Your objective:
Go through the data below. List every line that holds the word "Rebuild".

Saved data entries

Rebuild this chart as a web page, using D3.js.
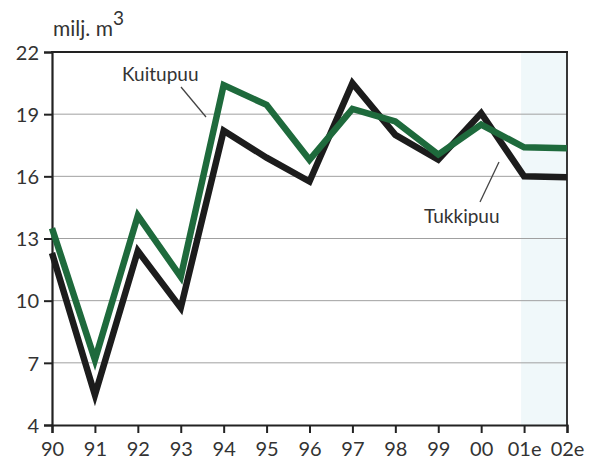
<!DOCTYPE html>
<html><head><meta charset="utf-8">
<script src="https://cdn.jsdelivr.net/npm/d3@7"></script>
<style>body{margin:0;background:#fff}svg{display:block}text{font-family:Lato,"DejaVu Sans",sans-serif;fill:#333}</style>
</head><body><svg id="c" width="597" height="465"></svg>
<script>
const years = ["90","91","92","93","94","95","96","97","98","99","00","01e","02e"];
const tukkipuu = [12.3,5.45,12.4,9.65,18.2,16.9,15.75,20.5,18.0,16.8,19.05,16.0,15.95];
const kuitupuu = [13.5,7.15,14.1,11.15,20.4,19.45,16.8,19.25,18.65,17.05,18.5,17.4,17.35];
const yTicks = [4,7,10,13,16,19,22];
const forecastFrom = "01e";

const svg = d3.select("#c");
const L=52,R=567,T=52,B=425;
const x = d3.scalePoint().domain(years).range([L,R]);
const y = d3.scaleLinear().domain([4,22]).range([B,T]);

svg.append("rect").attr("x",x(forecastFrom)-3).attr("y",T).attr("width",R-x(forecastFrom)+3).attr("height",B-T).attr("fill","#f0f8fa");

svg.append("g").selectAll("line").data(yTicks.filter(d=>d>4&&d<22)).join("line")
  .attr("x1",L).attr("x2",R).attr("y1",d=>y(d)).attr("y2",d=>y(d))
  .attr("stroke","#a0a0a0").attr("stroke-width",1);

const ya = svg.append("g").attr("transform",`translate(${L},0)`)
  .call(d3.axisLeft(y).tickValues(yTicks).tickSize(8).tickPadding(5));
ya.select(".domain").attr("stroke","#222").attr("stroke-width",2.2);
ya.selectAll(".tick line").attr("stroke","#222").attr("stroke-width",2);
ya.selectAll("text").style("font-size","20px").attr("fill","#3a3a3a").attr("dy","0.36em");

const xa = svg.append("g").attr("transform",`translate(0,${B})`)
  .call(d3.axisBottom(x).tickSize(8).tickPadding(9));
xa.select(".domain").attr("stroke","#222").attr("stroke-width",2.2);
xa.selectAll(".tick line").attr("stroke","#222").attr("stroke-width",2);
xa.selectAll("text").style("font-size","20px").attr("fill","#3a3a3a");

svg.append("line").attr("x1",L-1).attr("x2",R+1).attr("y1",T).attr("y2",T).attr("stroke","#222").attr("stroke-width",2.2);
svg.append("line").attr("x1",R).attr("x2",R).attr("y1",T).attr("y2",B).attr("stroke","#222").attr("stroke-width",1.8);

const line = d3.line().x((d,i)=>x(years[i])).y(d=>y(d));
svg.append("path").datum(tukkipuu).attr("d",line).attr("fill","none").attr("stroke","#1c1c1c").attr("stroke-width",6.5).attr("stroke-linejoin","miter");
svg.append("path").datum(kuitupuu).attr("d",line).attr("fill","none").attr("stroke","#1e6a3c").attr("stroke-width",6.5).attr("stroke-linejoin","miter");

svg.append("text").attr("x",122).attr("y",81).style("font-size","19px").attr("fill","#3a3a3a").text("Kuitupuu");
svg.append("line").attr("x1",181).attr("y1",87).attr("x2",206).attr("y2",117).attr("stroke","#444").attr("stroke-width",1.3);
svg.append("text").attr("x",424).attr("y",223).style("font-size","19px").attr("fill","#3a3a3a").text("Tukkipuu");
svg.append("line").attr("x1",499).attr("y1",162).attr("x2",480).attr("y2",202).attr("stroke","#444").attr("stroke-width",1.3);

const u = svg.append("text").attr("x",53).attr("y",36).style("font-size","21px").attr("fill","#3a3a3a");
u.append("tspan").text("milj. m");
u.append("tspan").attr("dy",-11).style("font-size","19px").text("3");
</script></body></html>
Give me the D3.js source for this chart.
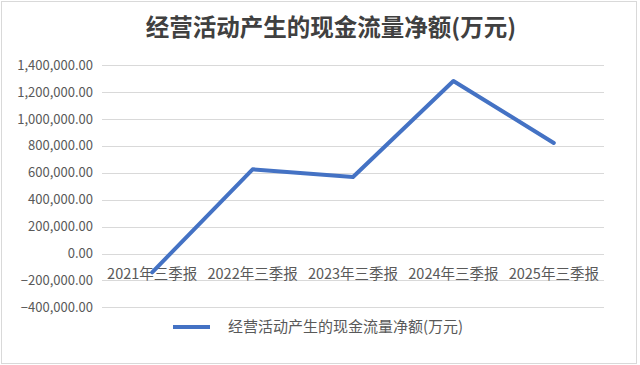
<!DOCTYPE html>
<html>
<head>
<meta charset="utf-8">
<script src="https://cdn.jsdelivr.net/npm/d3@7"></script>
<style>
  body { margin: 0; background: #fff; }
  text { font-family: "Microsoft YaHei", "Noto Sans CJK SC", "Noto Sans", sans-serif; }
</style>
</head>
<body>
<div id="chart"></div>
<script>
var categories = ["2021年三季报", "2022年三季报", "2023年三季报", "2024年三季报", "2025年三季报"];
var values = [-140000, 626000, 569000, 1282000, 822000];
var yTicks = [-400000, -200000, 0, 200000, 400000, 600000, 800000, 1000000, 1200000, 1400000];
var seriesName = "经营活动产生的现金流量净额(万元)";
var titleText = "经营活动产生的现金流量净额(万元)";

var svgWidth = 640;
var svgHeight = 365;

var svg = d3.select("#chart")
  .append("svg")
  .attr("width", svgWidth)
  .attr("height", svgHeight);

// chart border
svg.append("rect")
  .attr("x", 1.5)
  .attr("y", 1.5)
  .attr("width", 635)
  .attr("height", 362)
  .attr("fill", "#fff")
  .attr("stroke", "#d9d9d9");

var xScale = d3.scaleBand()
  .domain(categories)
  .range([102, 604]);

var yScale = d3.scaleLinear()
  .domain([-400000, 1400000])
  .range([307.3, 65.2]);

// gridlines
svg.append("g")
  .selectAll("line")
  .data(yTicks)
  .enter()
  .append("line")
  .attr("x1", 102)
  .attr("x2", 604)
  .attr("y1", d => Math.round(yScale(d)) + 0.5)
  .attr("y2", d => Math.round(yScale(d)) + 0.5)
  .attr("stroke", "#d9d9d9")
  .attr("stroke-width", 1);

// y labels
var fmt = d3.format(",.2f");
svg.append("g")
  .selectAll("text")
  .data(yTicks)
  .enter()
  .append("text")
  .attr("x", 93)
  .attr("y", d => yScale(d))
  .attr("dy", "0.35em")
  .attr("text-anchor", "end")
  .attr("font-size", "13px")
  .attr("fill", "#595959")
  .text(d => fmt(d));

// x labels sit next to zero line
svg.append("g")
  .selectAll("text")
  .data(categories)
  .enter()
  .append("text")
  .attr("x", d => xScale(d) + xScale.bandwidth() / 2)
  .attr("y", yScale(0) + 25)
  .attr("text-anchor", "middle")
  .attr("font-size", "14.5px")
  .attr("fill", "#595959")
  .text(d => d);

var line = d3.line()
  .x((d, i) => xScale(categories[i]) + xScale.bandwidth() / 2)
  .y(d => yScale(d));

svg.append("path")
  .datum(values)
  .attr("d", line)
  .attr("fill", "none")
  .attr("stroke", "#4472c4")
  .attr("stroke-width", 4)
  .attr("stroke-linejoin", "round")
  .attr("stroke-linecap", "round");

// title
svg.append("text")
  .attr("x", 331)
  .attr("y", 36)
  .attr("text-anchor", "middle")
  .attr("font-size", "23.5px")
  .attr("font-weight", "bold")
  .attr("fill", "#404040")
  .text(titleText);

// legend
svg.append("line")
  .attr("x1", 173)
  .attr("x2", 210)
  .attr("y1", 327)
  .attr("y2", 327)
  .attr("stroke", "#4472c4")
  .attr("stroke-width", 4);

svg.append("text")
  .attr("x", 228)
  .attr("y", 327)
  .attr("dy", "0.35em")
  .attr("font-size", "15px")
  .attr("fill", "#595959")
  .text(seriesName);
</script>
</body>
</html>
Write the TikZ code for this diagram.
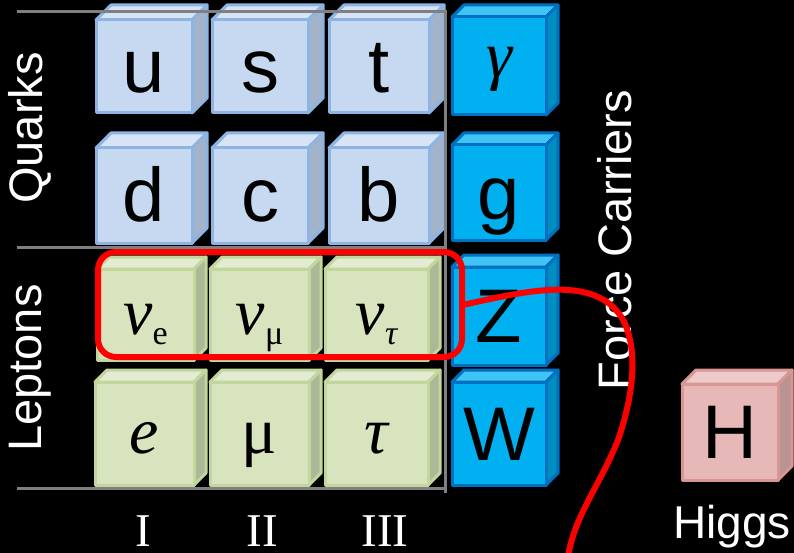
\documentclass[tikz,border=0pt]{standalone}
\usepackage{fontspec}
\setmainfont{Liberation Sans}
\newfontfamily\serif{Liberation Serif}
\definecolor{qF}{HTML}{C6D9F1}\definecolor{qT}{HTML}{D7E4F5}\definecolor{qS}{HTML}{A3B3C9}\definecolor{qB}{HTML}{8DB4E2}
\definecolor{lF}{HTML}{D7E4BD}\definecolor{lT}{HTML}{E3ECD2}\definecolor{lS}{HTML}{ADB898}\definecolor{lB}{HTML}{C3D69B}
\definecolor{fF}{HTML}{00B0F0}\definecolor{fT}{HTML}{40C4F4}\definecolor{fS}{HTML}{008DC0}\definecolor{fB}{HTML}{0070C0}
\definecolor{hF}{HTML}{E6B9B8}\definecolor{hT}{HTML}{EDCBCA}\definecolor{hS}{HTML}{B89493}\definecolor{hB}{HTML}{D99694}
\definecolor{grid}{HTML}{808080}
\tikzset{
  cubeline/.style={line width=3pt,line join=round},
  sanslabel/.style={text=black,inner sep=0pt,font=\fontsize{76}{76}\selectfont,text height=68pt,text depth=15pt},
  seriflabel/.style={text=black,inner sep=0pt,font=\serif\fontsize{66}{66}\selectfont,text height=50pt,text depth=10pt},
  sidelabel/.style={text=white,inner sep=0pt,font=\fontsize{47}{47}\selectfont,rotate=90},
  genlabel/.style={text=white,inner sep=0pt,font=\serif\fontsize{47}{47}\selectfont},
  gridline/.style={grid,line width=3pt},
  redline/.style={red,line width=6pt,line cap=round}
}
% #1 name, #2 L, #3 T, #4 R, #5 B, #6 depth, #7 colour prefix, #8 label style, #9 text
\newcommand\cubeshape[9]{%
  \filldraw[fill=#7T,draw=#7B,cubeline] (#2,#3+#6) -- (#2+#6,#3) -- (#4,#3) -- (#4-#6,#3+#6) -- cycle;
  \filldraw[fill=#7S,draw=#7B,cubeline] (#4-#6,#3+#6) -- (#4,#3) -- (#4,#5-#6) -- (#4-#6,#5) -- cycle;
  \filldraw[fill=#7F,draw=#7B,cubeline] (#2,#3+#6) rectangle (#4-#6,#5);
  \node[#8] (#1) at ({(#2+#4-#6)/2},{(#3+#6+#5)/2}) {#9};
}
\begin{document}
\begin{tikzpicture}[x=1pt,y=-1pt]
\fill[black] (0,0) rectangle (794,553);
\useasboundingbox (0,0) rectangle (794,553);
% quarks
\cubeshape{u}{96}{5}{207}{113}{15}{q}{sanslabel}{u}
\cubeshape{s}{212}{5}{323}{113}{15}{q}{sanslabel}{s}
\cubeshape{t}{329}{5}{444}{113}{15}{q}{sanslabel}{t}
\cubeshape{d}{96}{133}{207}{243}{15}{q}{sanslabel}{d}
\cubeshape{c}{212}{133}{323}{243}{15}{q}{sanslabel}{c}
\cubeshape{b}{329}{133}{444}{243}{15}{q}{sanslabel}{b}
% leptons
\cubeshape{ne}{97}{257}{206}{360}{12}{l}{seriflabel}{\itshape ν\upshape\fontsize{34}{34}\selectfont\raisebox{-10pt}{e}}
\cubeshape{nm}{210}{257}{321}{360}{12}{l}{seriflabel}{\itshape ν\upshape\fontsize{34}{34}\selectfont\raisebox{-10pt}{μ}}
\cubeshape{nt}{325}{257}{440}{360}{12}{l}{seriflabel}{\itshape ν\fontsize{34}{34}\selectfont\raisebox{-10pt}{τ}}
\cubeshape{e}{95}{370}{206}{485}{12}{l}{seriflabel}{\itshape e}
\cubeshape{mu}{210}{370}{321}{485}{12}{l}{seriflabel}{μ}
\cubeshape{tau}{325}{370}{440}{485}{12}{l}{seriflabel}{\itshape τ}
% force carriers
\cubeshape{gam}{452}{5}{558}{115}{12}{f}{seriflabel}{\itshape\raisebox{8pt}{γ}}
\cubeshape{g}{452}{133}{558}{240}{12}{f}{sanslabel}{g}
\cubeshape{Z}{452}{255}{558}{365}{12}{f}{sanslabel}{Z}
\cubeshape{W}{452}{370}{558}{485}{12}{f}{sanslabel}{W}
% higgs
\cubeshape{H}{682}{370}{792}{480}{14}{h}{sanslabel}{H}
% grid lines
\coordinate (g1) at (17,12);
\coordinate (g2) at (445,12);
\coordinate (g3) at (445,493);
\coordinate (m1) at (17,247);
\coordinate (m2) at (445,247);
\coordinate (b1) at (17,488);
\coordinate (b2) at (445,488);
\draw[gridline] (g1) -- (g2) -- (g3);
\draw[gridline] (m1) -- (m2);
\draw[gridline] (b1) -- (b2);
% labels
\node[sidelabel] (quarks) at (30,128) {Quarks};
\node[sidelabel] (leptons) at (30,368) {Leptons};
\node[sidelabel] (force) at (615,240) {Force Carriers};
\node[genlabel] (gI) at (143,531) {I};
\node[genlabel] (gII) at (262,531) {II};
\node[genlabel] (gIII) at (385,531) {III};
\node[text=white,inner sep=0pt,font=\fontsize{46}{46}\selectfont,anchor=base] (higgs) at (732,538) {Higgs};
% red highlight
\node[draw=red,line width=6pt,rounded corners=18pt,minimum width=364pt,minimum height=105pt,inner sep=0pt] (hl) at (280,304.5) {};
\coordinate (tail) at (568,556);
\draw[redline] (hl.east) .. controls (530,290) and (595,275) .. (622,318)
  .. controls (640,350) and (632,400) .. (618,440)
  .. controls (600,485) and (575,515) .. (tail);
\end{tikzpicture}
\end{document}
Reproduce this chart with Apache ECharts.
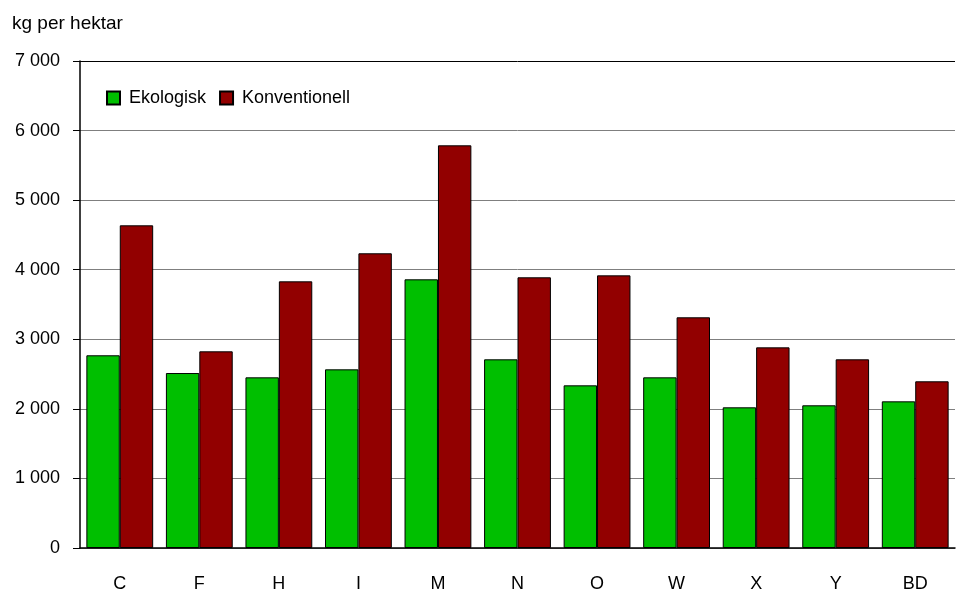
<!DOCTYPE html>
<html><head><meta charset="utf-8">
<script src="https://cdn.jsdelivr.net/npm/echarts@6/dist/echarts.min.js"></script>
<style>html,body{margin:0;padding:0;background:#fff}#c{width:961px;height:591px}</style>
</head><body><div id="c"></div>
<script>
var categories = ['C','F','H','I','M','N','O','W','X','Y','BD'];
var ekologisk = [2770,2515,2453,2568,3862,2712,2338,2453,2022,2051,2108];
var konventionell = [4638,2827,3833,4236,5788,3891,3919,3316,2884,2712,2396];
var seriesNames = ['Ekologisk','Konventionell'];
var yTitle = 'kg per hektar';

var font = 'Liberation Sans, Arial, sans-serif';
var chart = echarts.init(document.getElementById('c'), null, {renderer:'canvas'});
chart.setOption({
  animation:false,
  backgroundColor:'#fff',
  title:{text:yTitle,left:12,top:14,padding:0,textStyle:{fontFamily:font,fontSize:19,fontWeight:'normal',color:'#000'}},
  legend:{
    left:106, top:89, padding:0, itemWidth:13, itemHeight:13, itemGap:13, icon:'rect',
    data:seriesNames,
    textStyle:{fontFamily:font,fontSize:18,color:'#000',padding:[0,0,0,4]}
  },
  grid:{left:80,right:6,top:61,bottom:43,containLabel:false,outerBoundsMode:'none'},
  xAxis:{
    type:'category', data:categories,
    axisLine:{lineStyle:{color:'#000',width:1.5}},
    axisTick:{show:false},
    axisLabel:{fontFamily:font,fontSize:18,color:'#000',margin:27}
  },
  yAxis:{
    type:'value', min:0, max:7000, interval:1000,
    axisLine:{show:true,lineStyle:{color:'#000',width:1.5}},
    axisTick:{show:true,inside:false,length:7,lineStyle:{color:'#000'}},
    axisLabel:{fontFamily:font,fontSize:18,color:'#000',margin:20,
      formatter:function(v){return String(v).replace(/\B(?=(\d{3})+(?!\d))/g,' ');}},
    splitLine:{show:true,lineStyle:{color:['#7f7f7f','#7f7f7f','#7f7f7f','#7f7f7f','#7f7f7f','#7f7f7f','#7f7f7f','#000'],width:1}}
  },
  series:[
    {name:seriesNames[0],type:'bar',data:ekologisk,barGap:'0%',barCategoryGap:'16%',
     itemStyle:{color:'#00bf00',borderColor:'#000',borderWidth:1}},
    {name:seriesNames[1],type:'bar',data:konventionell,barGap:'0%',barCategoryGap:'16%',
     itemStyle:{color:'#920000',borderColor:'#000',borderWidth:1}}
  ]
});
</script></body></html>
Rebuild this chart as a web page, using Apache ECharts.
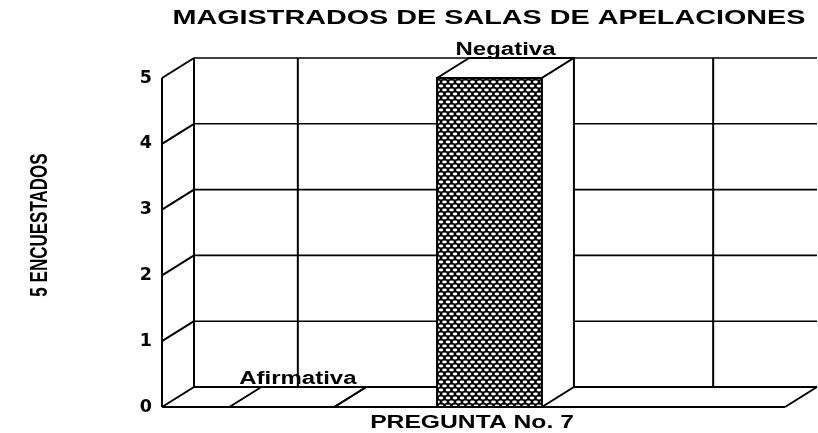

Response to the task:
Rebuild this chart as a web page, using D3.js.
Rebuild this chart as a web page, using Apache ECharts.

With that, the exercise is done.